Would it be possible to force a different hostname than _acme-challenge? That should avoid these caching and propagation problems.
The main thing that materially affects how fast you can complete a DNS challenge is how quickly Digital Ocean pushes updates out to its own nameservers.
Last I checked, they are pretty fast about it. I think your problem is elsewhere if things are taking an hour.
Being able to control the _acme-challenge label will not change anything in your situation. Zone updates are not pushed out any quicker on the basis of what the actual change is - it’s opaque.
Regarding TTLs, Let’s Encrypt currently observes TTLs up to a maximum of 60 seconds. That is the worst case delay that can be caused by TTL/caching. You are free to set a TTL of 0 or 1 seconds.
All you need is one wildcard cert. So you had it right in the first place, then messed it up. Make sure that you have 2 txt records. Don’t delete the first one to create the second one. The ttl should not make any difference at all.
It's a small RESTful DNS server that works with certbot and other clients. once you set it up and forward the _acme-challenge record to it, you never have to touch the main DNS servers again. you can control all your LetsEncrypt validations through it.
A few years ago I had similar problems with namecheap's DNS. Even with a 60s TTL, it could take 10-30 minutes for things to clear; other times it was fine.
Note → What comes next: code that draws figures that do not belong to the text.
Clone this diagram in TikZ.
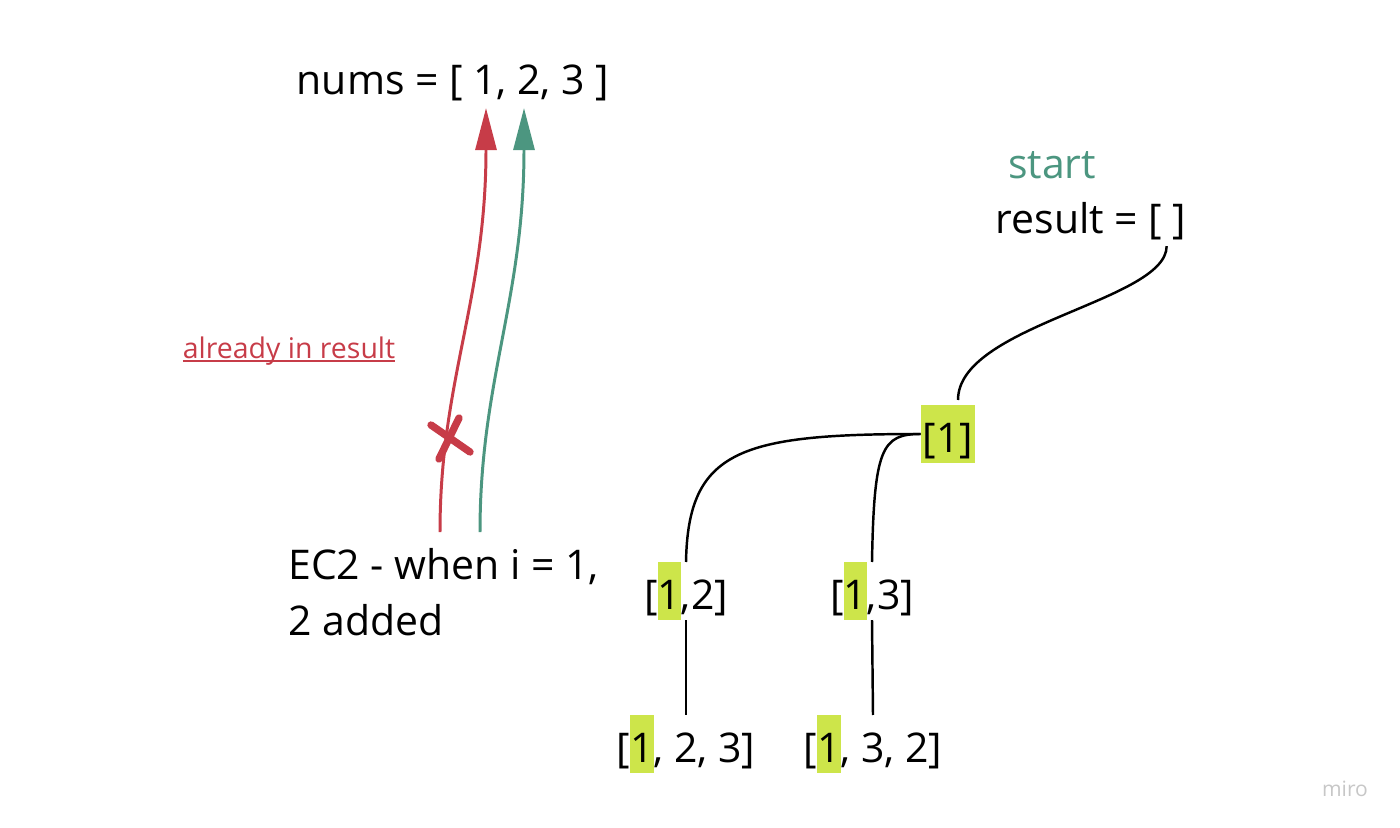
\documentclass[tikz,border=0pt]{standalone}
\usepackage{fontspec}
\setmainfont{Open Sans}
\usetikzlibrary{arrows.meta,calc}
\definecolor{redpath}{RGB}{199,60,72}
\definecolor{greenpath}{RGB}{76,150,128}
\definecolor{hlgreen}{RGB}{205,229,74}
\newcommand{\hlstrut}{\rule[-0.25em]{0pt}{1.4em}}
\newcommand{\hlone}{{\setlength{\fboxsep}{0pt}\colorbox{hlgreen}{\hlstrut 1}}}
\newcommand{\redline}[1]{\setbox0\hbox{#1}\rlap{\rule[-0.12em]{\wd0}{0.07em}}\box0}

\begin{document}
\begin{tikzpicture}[x=0.02cm,y=-0.02cm,
    txt/.style={inner sep=0pt,font=\fontsize{23.3}{31.9}\selectfont},
    branch/.style={line width=1.4pt,black},
    choice/.style={line width=1.7pt,-{Triangle[length=24pt,width=12pt]}}]
  \useasboundingbox (0,0) rectangle (1400,828);
  \node[txt,name=nums] at (453,83) {nums = [ 1, 2, 3 ]};
  \node[txt,text=greenpath,name=start] at (1052,165) {start};
  \node[txt,name=result] at (1091,221) {result = [ ]};
  \node[txt,fill=hlgreen,inner xsep=1pt,name=one] at (948,434) {[1]\hlstrut};
  \node[txt,name=onetwo] at (686,591) {[\hlone,2]};
  \node[txt,name=onethree] at (872,591) {[\hlone,3]};
  \node[txt,name=onetwothree] at (686,744) {[\hlone, 2, 3]};
  \node[txt,name=onethreetwo] at (873,744) {[\hlone, 3, 2]};
  \node[txt,align=left,anchor=north west,name=ec] at (288,548)
    {EC2 - when i = 1,\\2 added};
  \node[inner sep=0pt,text=redpath,font=\fontsize{16.2}{20}\selectfont,
    name=already] at (289,351) {\redline{already in result}};
  \node[inner sep=0pt,text=black!22,font=\fontsize{12}{14}\selectfont,
    name=miro] at (1345,789) {miro};
  % tree
  \draw[branch] ($(result.south east)+(-20,6)$) .. controls +(0,55) and +(0,-75) ..
    ($(one.north)+(10,-5)$);
  \draw[branch] (one.west) .. controls (740,434) and (688,450) .. (onetwo.north);
  \draw[branch] (one.west) .. controls (882,434) and (874,448) .. (onethree.north);
  \draw[branch] (onetwo.south) -- (onetwothree.north);
  \draw[branch] (onethree.south) -- (onethreetwo.north);
  % picks from nums
  \coordinate (redfoot) at (440,532);
  \coordinate (redtip) at (486,108);
  \coordinate (greenfoot) at (480,532);
  \coordinate (greentip) at (524,108);
  \draw[choice,redpath] (redfoot) .. controls (440,380) and (486,300) .. (redtip);
  \draw[choice,greenpath] (greenfoot) .. controls (480,380) and (524,300) .. (greentip);
  \draw[redpath,line width=4.2pt,line cap=round] (431,425) -- (470,452)
    (459,418) -- (439,459);
\end{tikzpicture}
\end{document}
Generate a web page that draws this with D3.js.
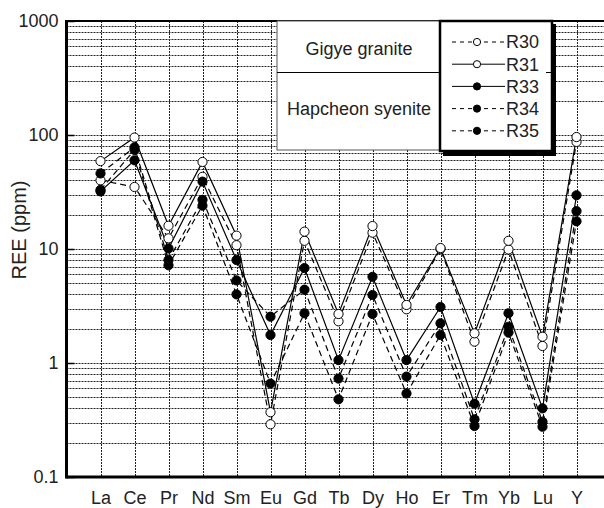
<!DOCTYPE html>
<html>
<head>
<meta charset="utf-8">
<script src="https://cdn.jsdelivr.net/npm/d3@7"></script>
<style>
  html, body { margin: 0; padding: 0; background: #fff; }
  svg { display: block; font-family: "Liberation Sans", Arial, sans-serif; }
</style>
</head>
<body>
<svg id="chart" width="604" height="508"></svg>
<script>
// ── Data (ppm) ────────────────────────────────────────────────────────────
const ELEMENTS = ['La', 'Ce', 'Pr', 'Nd', 'Sm', 'Eu', 'Gd', 'Tb', 'Dy', 'Ho', 'Er', 'Tm', 'Yb', 'Lu', 'Y'];
const R30 = [40, 35, 12.4, 43, 10.8, 0.29, 11.8, 2.32, 13.9, 2.96, 10.0, 1.54, 9.9, 1.41, 87];
const R31 = [59, 95, 16, 58, 13.1, 0.37, 14.2, 2.69, 15.9, 3.23, 10.2, 1.82, 11.8, 1.70, 96];
const R33 = [32, 60, 10.1, 39, 8.0, 1.76, 6.8, 1.06, 5.7, 1.06, 3.1, 0.44, 2.73, 0.40, 29.6];
const R34 = [46, 78, 8.0, 27, 5.3, 2.55, 4.4, 0.73, 3.95, 0.76, 2.23, 0.32, 2.08, 0.305, 21.5];
const R35 = [33, 74, 7.2, 24, 4.0, 0.66, 2.73, 0.48, 2.69, 0.54, 1.76, 0.28, 1.85, 0.276, 17.5];
const Y_TICKS = [0.1, 1, 10, 100, 1000];
const GROUPS = ['Gigye granite', 'Hapcheon syenite'];

const SERIES = [
  { name: 'R30', values: R30, filled: false, dashed: true },
  { name: 'R31', values: R31, filled: false, dashed: false },
  { name: 'R33', values: R33, filled: true,  dashed: false },
  { name: 'R34', values: R34, filled: true,  dashed: true },
  { name: 'R35', values: R35, filled: true,  dashed: true },
];

const svg = d3.select('#chart');
const LEFT = 66.5, TOP = 21, BOTTOM = 477, RIGHT = 610.5;

const x = d3.scalePoint().domain(ELEMENTS).range([LEFT, RIGHT]).padding(1);
const y = d3.scaleLog().domain([0.1, 1000]).range([BOTTOM, TOP]);

svg.append('rect').attr('width', 604).attr('height', 508).attr('fill', '#fff');

// ── Grid ──────────────────────────────────────────────────────────────────
const gridG = svg.append('g')
  .attr('stroke', '#222').attr('stroke-width', 1).attr('stroke-dasharray', '2,1');

const minor = [];
[0.1, 1, 10, 100].forEach(d => { for (let k = 1; k <= 9; k++) minor.push(d * k); });
gridG.selectAll('line.h').data(minor.filter(v => v > 0.1)).join('line')
  .attr('class', 'h')
  .attr('x1', LEFT).attr('x2', 604)
  .attr('y1', d => Math.round(y(d)) + 0.5).attr('y2', d => Math.round(y(d)) + 0.5);

gridG.selectAll('line.v').data(ELEMENTS).join('line')
  .attr('class', 'v')
  .attr('x1', d => Math.round(x(d)) + 0.5).attr('x2', d => Math.round(x(d)) + 0.5)
  .attr('y1', TOP).attr('y2', BOTTOM);

// ── Axes ──────────────────────────────────────────────────────────────────
svg.append('g')
  .attr('transform', `translate(${LEFT},0)`)
  .call(d3.axisLeft(y).tickValues(Y_TICKS).tickFormat(d => String(d)).tickSize(-8).tickPadding(8))
  .call(g => g.select('.domain').remove())
  .call(g => g.selectAll('line').attr('stroke', '#000').attr('stroke-width', 1.5))
  .call(g => g.selectAll('text').attr('font-size', 18).attr('fill', '#222')
    .attr('font-family', '"Liberation Sans", Arial, sans-serif'));

svg.append('g')
  .attr('transform', `translate(0,${BOTTOM})`)
  .call(d3.axisBottom(x).tickSize(0).tickPadding(14))
  .call(g => g.select('.domain').remove())
  .call(g => g.selectAll('text').attr('font-size', 18).attr('fill', '#222')
    .attr('font-family', '"Liberation Sans", Arial, sans-serif'));

// frame
svg.append('line').attr('x1', LEFT).attr('x2', 604).attr('y1', TOP).attr('y2', TOP)
  .attr('stroke', '#000').attr('stroke-width', 2);
svg.append('line').attr('x1', LEFT).attr('x2', 604).attr('y1', BOTTOM).attr('y2', BOTTOM)
  .attr('stroke', '#000').attr('stroke-width', 3);
svg.append('line').attr('x1', LEFT).attr('x2', LEFT).attr('y1', TOP - 1).attr('y2', BOTTOM + 1.5)
  .attr('stroke', '#000').attr('stroke-width', 3);

svg.append('text')
  .attr('transform', `translate(26,${(TOP + BOTTOM) / 2 - 19}) rotate(-90)`)
  .attr('text-anchor', 'middle')
  .attr('font-size', 20).attr('fill', '#222')
  .text('REE (ppm)');

// ── Lines + markers ───────────────────────────────────────────────────────
const line = d3.line().x((d, i) => x(ELEMENTS[i])).y(d => y(d));
const linesG = svg.append('g');
SERIES.forEach(s => {
  linesG.append('path')
    .attr('d', line(s.values))
    .attr('fill', 'none')
    .attr('stroke', '#000')
    .attr('stroke-width', 1.2)
    .attr('stroke-dasharray', s.dashed ? '6,4' : null);
});
const dotsG = svg.append('g');
SERIES.forEach(s => {
  dotsG.selectAll(null).data(s.values).join('circle')
    .attr('cx', (d, i) => x(ELEMENTS[i]))
    .attr('cy', d => y(d))
    .attr('r', 4.6)
    .attr('fill', s.filled ? '#000' : '#fff')
    .attr('stroke', '#000')
    .attr('stroke-width', 1);
});

// ── Legend ────────────────────────────────────────────────────────────────
const lg = svg.append('g');
lg.append('rect').attr('x', 277).attr('y', TOP).attr('width', 163).attr('height', 129)
  .attr('fill', '#fff').attr('stroke', '#555').attr('stroke-width', 1);
lg.append('line').attr('x1', 277).attr('x2', 440).attr('y1', 72.5).attr('y2', 72.5)
  .attr('stroke', '#000').attr('stroke-width', 1);
lg.append('text').attr('x', 359).attr('y', 55).attr('text-anchor', 'middle')
  .attr('font-size', 18).attr('fill', '#222').text(GROUPS[0]);
lg.append('text').attr('x', 359).attr('y', 115).attr('text-anchor', 'middle')
  .attr('font-size', 18).attr('fill', '#222').text(GROUPS[1]);

// shadow + framed key box
lg.append('rect').attr('x', 443).attr('y', TOP + 3).attr('width', 113).attr('height', 132)
  .attr('fill', '#000');
lg.append('rect').attr('x', 440).attr('y', TOP).attr('width', 112).attr('height', 130)
  .attr('fill', '#fff').attr('stroke', '#000').attr('stroke-width', 2.5);
lg.append('line').attr('x1', 546).attr('x2', 551).attr('y1', 72.5).attr('y2', 72.5)
  .attr('stroke', '#000').attr('stroke-width', 1);

const ROW0 = 42, ROW_H = 22.2;
SERIES.forEach((s, i) => {
  const yy = ROW0 + i * ROW_H;
  lg.append('line').attr('x1', 452).attr('x2', 505).attr('y1', yy).attr('y2', yy)
    .attr('stroke', '#000').attr('stroke-width', 1)
    .attr('stroke-dasharray', s.dashed ? '4,4' : null);
  lg.append('circle').attr('cx', 477).attr('cy', yy).attr('r', 3.6)
    .attr('fill', s.filled ? '#000' : '#fff').attr('stroke', '#000').attr('stroke-width', 1);
  lg.append('text').attr('x', 506).attr('y', yy).attr('dy', '0.36em')
    .attr('font-size', 18).attr('fill', '#222').text(s.name);
});
</script>
</body>
</html>
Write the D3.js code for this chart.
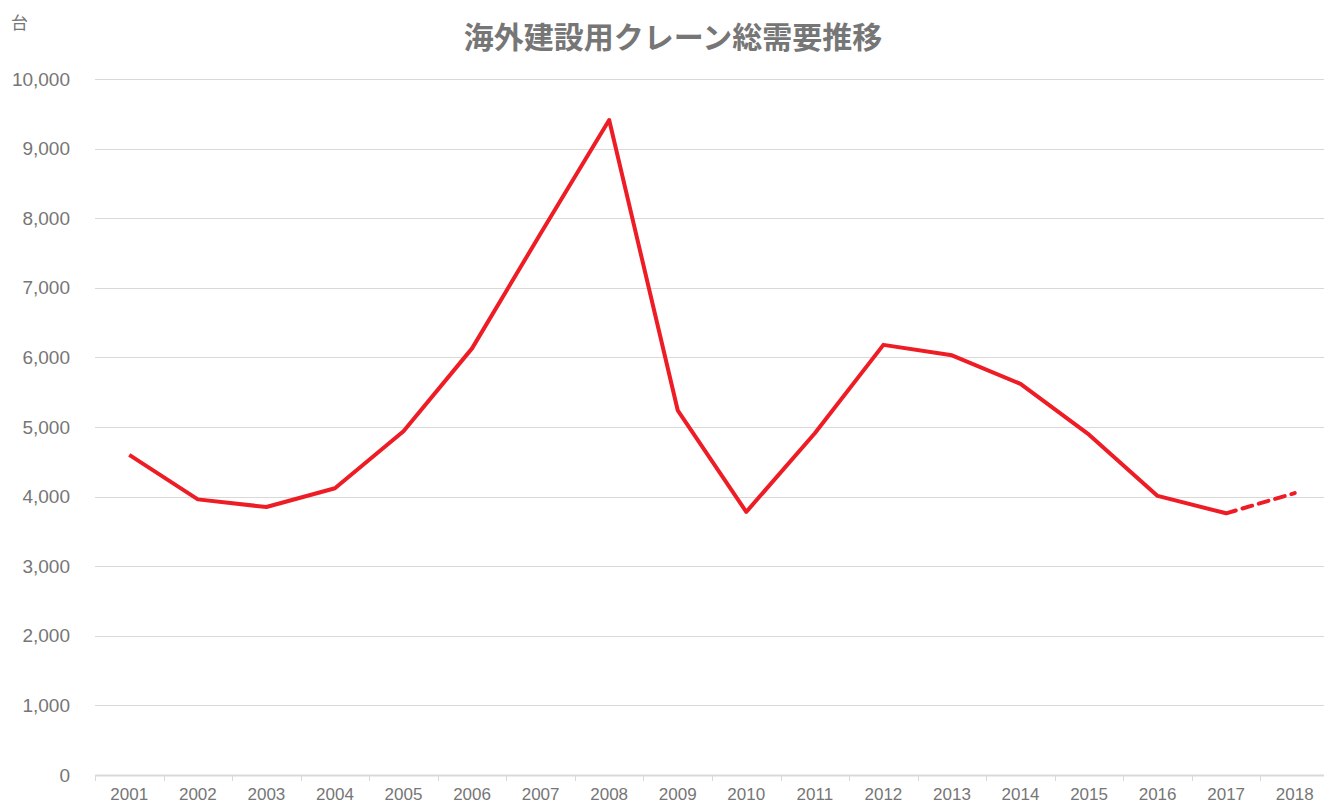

After a lot of experimentation, I eventually concluded they had multi-level read-through cache installed. (It could have been something else, but it behaved like a multi-level read through cache.) While the TTL on the record was 60s, their internal cache seemed to have a 5 or 10 minute storage time, which wasn't cleared with an update. When I tried to complete a challenge, LetsEncrypt might talk to a DNS server with the 60s timeout that has a local cache, or trigger an internal distributed cache lookup between 60s and 300s, or trigger a new internal datastore lookup. Every subsequent attempt was the same - either returning one of 2 possible stale values or doing a read-through cache on the new value.
At that point, I just said "fork it" and migrated everything to acme-dns.
DigitalOcean uses Cloudflare DNS Firewall, which has configurable edge caching. So there probably are multiple layers of caching involved. I don’t know if DigitalOcean has published the details.
Then I simply waited an hour from adding the TXT record to pressing Enter to preform each challenge, and that worked. After two hours, I have my wildcart cert . So I think the problem was with DigitalOcean's caching.
Allowing _acme-challenge to be changed is extremely dangerous. Let’s say a malicious actor gets access to set a limited number of txt records, but _acme-challenge isn’t one of them. They could get still get a wildcard cert, and if they disguised it as something technical you might not notice.